Ya en junio, días después de la tremenda sacudida de Palamós, el Real Zaragoza manejaba unos cálculos cristalinos. Necesitaba vender a Rico y a Cabrera, sus dos únicos futbolistas con cierto caché, y obtener al menos 1,5 millones de euros. Fue pasando el tiempo, porque el mercado va a la velocidad que va, tiene sus momentos para comprar y sus instantes para vender, y Diego y Lele no se movían. Hasta esta pasada semana, cuando la realidad, aquella cruda realidad de junio, atrapó las ilusiones y Rico cogió las maletas dirección a Leganés a cambio de un millón de euros. Mientras, Cabrera continúa en el escaparate con todas las luces enfocándolo a pesar de que Luis Milla no se cansa de reclamarlo para sí mismo a cada ocasión que tiene. Sigue en venta a pesar de los deseos del técnico.

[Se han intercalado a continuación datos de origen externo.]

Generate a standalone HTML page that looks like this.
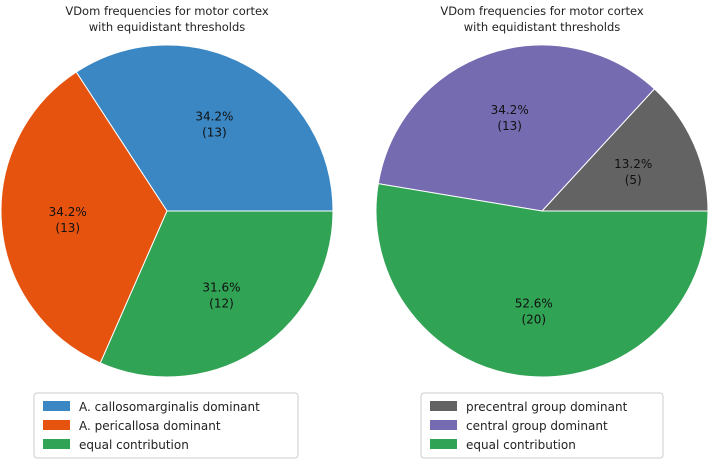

Ese es el delicado estado de las cosas en el Zaragoza en su cuarto año consecutivo en Segunda, en el que los regresos de Cani y Zapater han salvado deportiva y emocionalmente un verano complejísimo. Por la ficha del ejeano a poco podría haber aspirado Juliá y por la del genio de Torrero, desde luego a alguien de muchísimo menor fuste. Esa ha sido la gran fortuna de este periodo crítico posterior a Palamós: que se diera lo que se ha dado al precio que se ha dado. Sin ellos dos, el panorama sería sombrío. Con ellos, todo es posible.